What is mitosis? A look at the definition and stages of mitosis.
Cell division is the process by which a single cell divides to form two new daughter cells. Division is necessary to allow multicellular organisms to grow, to repair damaged body parts, and to replace dead cells. The lifespan of the cell includes interphase, in which the cell spends most of its time, mitosis, during which the nucleus divides, and cytokinesis, during which the rest of the cell divides.
During interphase, the cell carries out all of its day-to-day activities and functions. It also undergoes a crucial step as the cell’s DNA duplicates itself in preparation for mitosis.
DNA normally exists in the nucleus in the form of chromatin, a grainy substance. However, the chromatin coils tightly into distinct chromosomes. Because the DNA duplicated in interphase, the chromosomes are X-shaped and double-stranded, where one arm of the X is an identical copy of the other, held together at a region called the centromere. The identical copies are called sister chromatids. This condensed form makes them far easier to sort and separate during mitosis.

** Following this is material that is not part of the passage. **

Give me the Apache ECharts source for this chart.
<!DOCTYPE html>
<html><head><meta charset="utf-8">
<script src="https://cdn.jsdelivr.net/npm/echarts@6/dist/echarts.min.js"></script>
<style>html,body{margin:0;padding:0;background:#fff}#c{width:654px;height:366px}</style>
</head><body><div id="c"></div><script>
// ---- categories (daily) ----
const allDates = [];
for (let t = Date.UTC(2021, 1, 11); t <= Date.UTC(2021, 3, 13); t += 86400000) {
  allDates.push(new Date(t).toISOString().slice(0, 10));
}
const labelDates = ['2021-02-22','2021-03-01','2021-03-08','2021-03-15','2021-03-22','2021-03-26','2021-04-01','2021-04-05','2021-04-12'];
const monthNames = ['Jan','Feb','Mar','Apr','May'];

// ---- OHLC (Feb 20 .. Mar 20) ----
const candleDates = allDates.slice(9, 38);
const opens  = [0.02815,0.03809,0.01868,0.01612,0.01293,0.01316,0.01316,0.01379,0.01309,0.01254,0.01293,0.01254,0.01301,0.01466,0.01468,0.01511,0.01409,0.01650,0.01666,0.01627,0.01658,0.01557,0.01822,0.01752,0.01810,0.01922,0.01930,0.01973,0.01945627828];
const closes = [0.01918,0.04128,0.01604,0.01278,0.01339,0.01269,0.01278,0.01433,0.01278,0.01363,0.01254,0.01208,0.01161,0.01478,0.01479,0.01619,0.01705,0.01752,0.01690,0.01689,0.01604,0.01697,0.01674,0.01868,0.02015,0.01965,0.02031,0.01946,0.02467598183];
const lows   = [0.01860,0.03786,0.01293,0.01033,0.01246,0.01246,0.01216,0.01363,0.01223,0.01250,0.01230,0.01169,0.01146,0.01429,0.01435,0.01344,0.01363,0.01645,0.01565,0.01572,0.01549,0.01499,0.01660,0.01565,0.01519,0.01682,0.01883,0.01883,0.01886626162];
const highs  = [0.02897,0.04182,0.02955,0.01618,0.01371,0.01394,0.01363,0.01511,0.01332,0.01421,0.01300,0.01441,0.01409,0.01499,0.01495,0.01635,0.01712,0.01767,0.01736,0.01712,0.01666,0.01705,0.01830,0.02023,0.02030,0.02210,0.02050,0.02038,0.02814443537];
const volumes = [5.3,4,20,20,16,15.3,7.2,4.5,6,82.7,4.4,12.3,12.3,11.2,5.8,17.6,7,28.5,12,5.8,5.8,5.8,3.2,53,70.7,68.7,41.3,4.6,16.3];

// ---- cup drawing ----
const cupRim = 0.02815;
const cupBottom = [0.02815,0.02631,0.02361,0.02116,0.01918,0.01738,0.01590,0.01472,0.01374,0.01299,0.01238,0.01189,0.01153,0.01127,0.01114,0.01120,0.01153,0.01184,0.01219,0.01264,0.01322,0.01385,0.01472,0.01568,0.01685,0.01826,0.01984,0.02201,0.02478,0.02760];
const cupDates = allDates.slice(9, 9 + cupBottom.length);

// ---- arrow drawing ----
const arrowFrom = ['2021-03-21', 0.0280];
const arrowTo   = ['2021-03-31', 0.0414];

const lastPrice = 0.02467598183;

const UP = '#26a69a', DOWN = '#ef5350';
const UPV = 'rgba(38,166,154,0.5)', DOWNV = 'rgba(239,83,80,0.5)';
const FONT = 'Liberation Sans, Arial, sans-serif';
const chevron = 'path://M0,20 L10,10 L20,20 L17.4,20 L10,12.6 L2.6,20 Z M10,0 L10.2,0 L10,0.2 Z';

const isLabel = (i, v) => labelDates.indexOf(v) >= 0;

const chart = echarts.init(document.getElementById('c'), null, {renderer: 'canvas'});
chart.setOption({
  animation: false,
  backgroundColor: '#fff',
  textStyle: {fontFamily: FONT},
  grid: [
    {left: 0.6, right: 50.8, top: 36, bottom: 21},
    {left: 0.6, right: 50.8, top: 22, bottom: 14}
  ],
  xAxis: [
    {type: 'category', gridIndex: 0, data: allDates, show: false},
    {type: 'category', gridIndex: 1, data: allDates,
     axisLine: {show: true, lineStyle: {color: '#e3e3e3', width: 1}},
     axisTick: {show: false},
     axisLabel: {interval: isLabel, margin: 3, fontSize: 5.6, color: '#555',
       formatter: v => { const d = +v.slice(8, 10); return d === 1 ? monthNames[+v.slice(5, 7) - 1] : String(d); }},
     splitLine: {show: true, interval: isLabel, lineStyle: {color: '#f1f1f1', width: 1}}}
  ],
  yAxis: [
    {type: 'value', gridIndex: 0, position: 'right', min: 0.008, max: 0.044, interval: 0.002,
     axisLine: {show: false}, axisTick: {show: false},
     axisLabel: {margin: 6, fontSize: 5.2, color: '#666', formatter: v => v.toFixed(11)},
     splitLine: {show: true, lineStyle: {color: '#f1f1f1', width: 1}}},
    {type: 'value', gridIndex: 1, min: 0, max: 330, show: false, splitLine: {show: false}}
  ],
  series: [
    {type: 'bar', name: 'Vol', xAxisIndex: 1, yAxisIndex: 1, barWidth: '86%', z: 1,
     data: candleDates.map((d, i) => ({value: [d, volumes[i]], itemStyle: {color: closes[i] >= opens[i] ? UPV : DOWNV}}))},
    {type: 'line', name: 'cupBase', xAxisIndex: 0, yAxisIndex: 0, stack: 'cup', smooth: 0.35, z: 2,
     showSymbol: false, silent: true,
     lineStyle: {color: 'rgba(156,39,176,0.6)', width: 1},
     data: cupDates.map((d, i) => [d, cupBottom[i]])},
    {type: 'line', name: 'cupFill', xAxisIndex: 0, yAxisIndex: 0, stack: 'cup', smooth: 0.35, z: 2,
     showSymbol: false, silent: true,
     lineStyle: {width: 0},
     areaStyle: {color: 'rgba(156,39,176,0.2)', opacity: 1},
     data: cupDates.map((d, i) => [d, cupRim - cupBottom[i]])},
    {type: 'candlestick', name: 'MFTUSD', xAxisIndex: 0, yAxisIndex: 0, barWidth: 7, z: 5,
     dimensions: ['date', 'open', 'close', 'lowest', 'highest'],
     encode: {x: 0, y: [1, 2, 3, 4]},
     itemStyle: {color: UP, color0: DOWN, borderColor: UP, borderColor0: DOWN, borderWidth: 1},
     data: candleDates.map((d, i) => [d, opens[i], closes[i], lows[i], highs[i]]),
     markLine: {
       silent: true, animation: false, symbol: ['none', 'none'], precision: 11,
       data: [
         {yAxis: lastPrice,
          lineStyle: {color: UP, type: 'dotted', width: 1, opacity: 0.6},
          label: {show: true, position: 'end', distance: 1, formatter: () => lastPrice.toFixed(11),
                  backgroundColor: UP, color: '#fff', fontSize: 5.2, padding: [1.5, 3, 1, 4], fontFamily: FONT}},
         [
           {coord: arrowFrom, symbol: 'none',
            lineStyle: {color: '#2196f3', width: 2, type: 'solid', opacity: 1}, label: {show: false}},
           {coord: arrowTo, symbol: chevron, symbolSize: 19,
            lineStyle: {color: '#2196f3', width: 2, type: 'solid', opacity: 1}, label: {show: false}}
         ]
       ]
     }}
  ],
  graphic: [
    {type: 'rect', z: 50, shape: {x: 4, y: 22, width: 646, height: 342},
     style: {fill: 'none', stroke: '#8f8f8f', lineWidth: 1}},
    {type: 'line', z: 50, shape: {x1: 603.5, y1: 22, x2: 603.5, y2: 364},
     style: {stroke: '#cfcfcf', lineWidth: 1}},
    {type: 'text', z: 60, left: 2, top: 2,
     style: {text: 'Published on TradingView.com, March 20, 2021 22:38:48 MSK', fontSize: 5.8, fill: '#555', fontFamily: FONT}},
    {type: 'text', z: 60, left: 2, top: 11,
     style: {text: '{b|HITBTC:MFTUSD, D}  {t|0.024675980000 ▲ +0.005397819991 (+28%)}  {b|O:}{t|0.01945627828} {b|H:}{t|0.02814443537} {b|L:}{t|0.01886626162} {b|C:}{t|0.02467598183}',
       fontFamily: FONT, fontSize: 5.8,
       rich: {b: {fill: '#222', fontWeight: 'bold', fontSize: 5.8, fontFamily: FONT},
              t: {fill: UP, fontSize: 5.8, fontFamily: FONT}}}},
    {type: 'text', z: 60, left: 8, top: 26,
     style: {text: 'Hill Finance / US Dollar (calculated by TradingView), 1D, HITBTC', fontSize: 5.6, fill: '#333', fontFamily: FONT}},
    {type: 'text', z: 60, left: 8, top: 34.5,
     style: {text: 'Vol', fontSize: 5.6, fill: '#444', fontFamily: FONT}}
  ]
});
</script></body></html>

Mitosis – definition and stages
Mitosis is a multi-phase process during which the nucleus divides. The chromosomes are sorted and separated to ensure that each new daughter cell has a full set of chromosomes.
Phases of mitosis
Mitosis has four phases:
Let’s now take a look at these four stages of mitosis in more detail.
The longest phase of mitosis is prophase. The chromatin coils into chromosomes, the nuclear membrane breaks down, the nucleolus disappears, and long, thin microtubule fibres start to form. In animal cells, the spindle fibres form between the centrioles, which move to opposite ends of the cell. Plant cells don’t have centrioles, but they do have spindle fibres that form from organizing centres near the nucleus.

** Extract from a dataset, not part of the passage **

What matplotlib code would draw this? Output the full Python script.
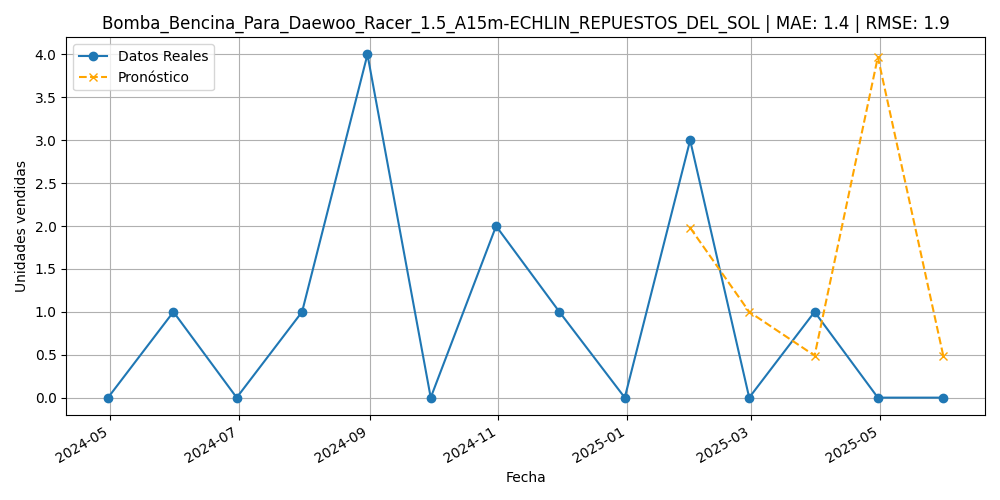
import pandas as pd
import matplotlib
matplotlib.use("Agg")
import matplotlib.pyplot as plt

# monthly data (month-end dates)
fechas_reales = pd.date_range("2024-04-30", periods=14, freq="ME")
ventas_reales = [0, 1, 0, 1, 4, 0, 2, 1, 0, 3, 0, 1, 0, 0]

fechas_pronostico = pd.date_range("2025-01-31", periods=5, freq="ME")
ventas_pronostico = [1.98, 1.0, 0.49, 3.97, 0.49]

producto = "Bomba_Bencina_Para_Daewoo_Racer_1.5_A15m-ECHLIN_REPUESTOS_DEL_SOL"
mae = 1.4
rmse = 1.9

fig, ax = plt.subplots(figsize=(10, 5), dpi=100)
ax.plot(fechas_reales, ventas_reales, marker="o", label="Datos Reales")
ax.plot(fechas_pronostico, ventas_pronostico, marker="x", linestyle="--",
        color="orange", label="Pronóstico")
ax.set_title(f"{producto} | MAE: {mae} | RMSE: {rmse}")
ax.set_xlabel("Fecha")
ax.set_ylabel("Unidades vendidas")
ax.legend(loc="upper left")
ax.grid(True)
fig.autofmt_xdate()
plt.tight_layout()
plt.savefig("out.png")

During metaphase, the shortest phase in mitosis, spindle fibres attach to the centromere of each chromosome. They shorten and lengthen until the chromosomes are lined up at the equator or middle of the cell.
Remember that the X-shaped, double-stranded chromosomes are actually two identical copies called chromatids. During anaphase, the spindle fibres shorten, causing the centromeres to divide and the sister chromatids to separate from each other. One sister chromatid goes to each end of the cell, so that by the end of anaphase, each end of the cell has a full set of single-stranded chromosomes.
The final phase of mitosis is telophase, and it is essentially the reverse of prophase. The chromosomes uncoil back into chromatin. The spindle fibres break down, nucleoli appear in each new nucleus, and new nuclear membranes reform around each set of chromosomes. At the end of telophase, there are two full nuclei inside one cell.
Cytokinesis is the division of the cytoplasm and remaining cell organelles. In animal cells, the cell membrane pinches inward at the middle until two daughter cells are formed. In plant cells, a cell plate forms along the equator, which eventually grows into a cell wall. With cell division complete, the new cells move into interphase. They can now grow and carry out their normal cell functions until they divide again.